Honoring her own gifts in, and affinity for, music, literature, theater, and the arts, Lou Jeanne joyfully embraced new influences and experiences throughout her life. She read widely, attended concerts and plays, and as her children grew up, returned to the classroom as a student of philosophy, literature, comparative religion, and other subjects that held promise of enrichment and fellowship. She also briefly revived her onstage theatrical talents, acting in community college productions. She traveled to Europe, China, India, Russia, and throughout the U.S., usually with her husband Bill, and sometimes traveling, or meeting up with, a son, daughter, grandchild, or friend to renew and deepen the bonds of love.
While always learning with each new experience, friendship, and spiritual quest, Lou Jeanne was ultimately a humble teacher. In her quiet presence, still felt by all who have loved her, the resonance of her faith draws seekers of Truth into the realm of divine love that was her passion to experience and the share.

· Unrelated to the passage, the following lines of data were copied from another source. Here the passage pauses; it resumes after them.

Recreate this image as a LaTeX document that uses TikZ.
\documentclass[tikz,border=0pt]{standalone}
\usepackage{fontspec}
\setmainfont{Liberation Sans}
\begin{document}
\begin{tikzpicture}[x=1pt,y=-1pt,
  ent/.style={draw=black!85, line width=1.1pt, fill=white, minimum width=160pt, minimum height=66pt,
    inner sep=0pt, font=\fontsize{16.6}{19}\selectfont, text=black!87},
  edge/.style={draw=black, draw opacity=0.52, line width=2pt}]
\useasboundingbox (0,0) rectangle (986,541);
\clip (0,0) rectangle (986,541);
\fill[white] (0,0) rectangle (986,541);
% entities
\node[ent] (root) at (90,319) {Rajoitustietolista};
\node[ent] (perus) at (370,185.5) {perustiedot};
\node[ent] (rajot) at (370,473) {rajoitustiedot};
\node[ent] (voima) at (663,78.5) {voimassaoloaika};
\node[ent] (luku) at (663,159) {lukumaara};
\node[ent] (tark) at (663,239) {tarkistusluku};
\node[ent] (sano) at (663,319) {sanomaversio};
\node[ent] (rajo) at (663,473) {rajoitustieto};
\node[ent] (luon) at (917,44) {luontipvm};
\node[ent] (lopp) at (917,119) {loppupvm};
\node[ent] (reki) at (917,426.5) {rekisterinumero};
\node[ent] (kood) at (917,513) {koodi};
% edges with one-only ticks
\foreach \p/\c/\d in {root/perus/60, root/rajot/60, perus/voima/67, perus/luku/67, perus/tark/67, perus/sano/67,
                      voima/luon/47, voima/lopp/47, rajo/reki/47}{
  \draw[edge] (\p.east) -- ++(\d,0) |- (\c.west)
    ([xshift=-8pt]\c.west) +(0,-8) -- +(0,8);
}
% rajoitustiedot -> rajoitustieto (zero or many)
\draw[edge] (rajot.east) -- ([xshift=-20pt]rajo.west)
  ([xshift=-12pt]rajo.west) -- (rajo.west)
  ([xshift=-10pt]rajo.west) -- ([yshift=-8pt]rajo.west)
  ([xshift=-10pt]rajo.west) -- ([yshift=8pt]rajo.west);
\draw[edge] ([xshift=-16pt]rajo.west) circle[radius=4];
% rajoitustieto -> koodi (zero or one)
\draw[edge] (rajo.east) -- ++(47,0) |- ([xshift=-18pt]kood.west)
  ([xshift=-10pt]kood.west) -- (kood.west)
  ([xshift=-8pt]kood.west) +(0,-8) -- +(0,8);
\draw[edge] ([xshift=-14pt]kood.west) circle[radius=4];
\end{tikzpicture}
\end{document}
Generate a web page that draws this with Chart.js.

Lou Jeanne was preceded in death by her sister Barbara Ann Cress Pridgeon. She is survived by her husband Robert William Catlin, daughters Amy Ruth Catlin-Jairazbhoy (Nazir Ali Jairazbhoy) of Los Angeles, California and Martha Claire Catlin (John Patrick Byrne) of Alexandria, Virginia; sons Robert Cress Catlin (Lori Schwartz-Catlin) of Williamstown, Massachusetts and George Edward Catlin of Phoenix; grandchildren Jeffrey, Shira, Eli, and Bayla Catlin.